The background of the drama is not set in a grand palace but an everyday market and talks not of the success of a great hero but the agony of common people. The Duo portrays the everyday lives and loves of the commoners and outcasts during 19th century Korea: Slaves, beggars, leather shoemakers, thieves, street bums and butchers, people who were poor yet good at heart. It is centered on the humanism and sentiments of those whose life stories have often been neglected in the typical "royal family centered" dramas.

==Cast==

===Main characters===
- Chun Jung-myung as Chun-doong
  - Noh Young-hak as young Chun-doong
 He was born as a noble but lives Gwi-dong's life as a beggar and later becomes a heroic outlaw.
- Lee Sang-yoon as Gwi-dong
  - Choi Woo-shik as young Gwi-dong
 He was born as a beggar but lives his life as a noble and later becomes a police chief.
- Han Ji-hye as Dong-nyeo
  - Jin Se-yeon as young Dong-nyeo
 The daughter of a village school teacher, she is learned and clever.
- Seo Hyun-jin as Dal-yi
  - Lee Sun-young as young Dal-yi
 Ever since she was a kid, she has always loved Gwi-dong who was from a class different and more importantly, higher than hers.

===Supporting characters===

- Lee Moon-sik as Jang Kkok-ji
- Jung In-gi as Soe-dol
- Yoon Yoo-sun as Mak-soon
- Kwon Oh-joong as Kang Po-soo
- Seo Yi-sook as Keun-nyeo
- Ahn Yeon-hong as Ja Geun-nyeon
- Jung Kyung-ho as Kkul-tteok
- Cha Do-jin as Jin-deuk
  - Park Dae-won as young Jin-deuk
- Lee Shin-sung as Do-gap
  - Choi Woo-hyuk as young Do-gap
- Kim Ki-bang as Gom-chi
- Jo Chang-geun as Poong-gae
- Kim Kyung-jin as Mal-son
- Choi Jong-hwan as Dr. Kim Jae-ik
- Im Chae-won as Lady Kwon
- Lee Seol-ah as Geum-ok
  - Kim So-hyun as young Geum-ok
- Kim Myung-soo as Hyun-gam
- Jung Han-hun as Mr.
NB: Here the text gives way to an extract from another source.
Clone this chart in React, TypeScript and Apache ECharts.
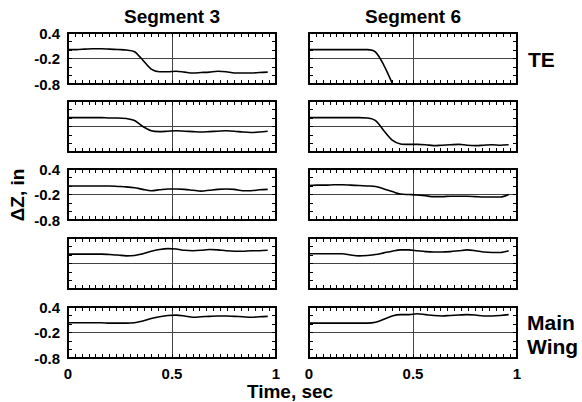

Park
- Ra Mi-ran as Eob Deuk-ne
- Lee Ji-soo as Sam-wol
- Kang Shin-il as Sung Cho-shi
- Baek Jong-hak as Yoo Sun-dal
- Im Hyun-sik as old man Hwang
- Yoon Yong-hyun as Choon-bo
- Gong Hyung-jin as Gong Po-gyo
- Jung Chan as Jo Sun-dal
- Jang Yong-hee as Pan-sool
  - Chi Woo as young Pan-sool
- Im Dae-ho as Beot-deul's father
- Yang Mi-kyung as Chun-doong's mother
- Yoon Hong-bin as young Won-chil
- Baek Sung-heum as young Beot-deul
- Kim Woo-suk as young Se-gap

==Ratings==
The Duo received solid ratings, averaging 13.0 percent on Total National Multimedia Statistics' (TNmS) chart and 16.7 percent on AGB Nielsen Media Research's (AGB) poll, coming in first in its primetime slot several times during its run.

==International broadcast==
- It aired in Vietnam on Style TV, beginning August 16, 2014.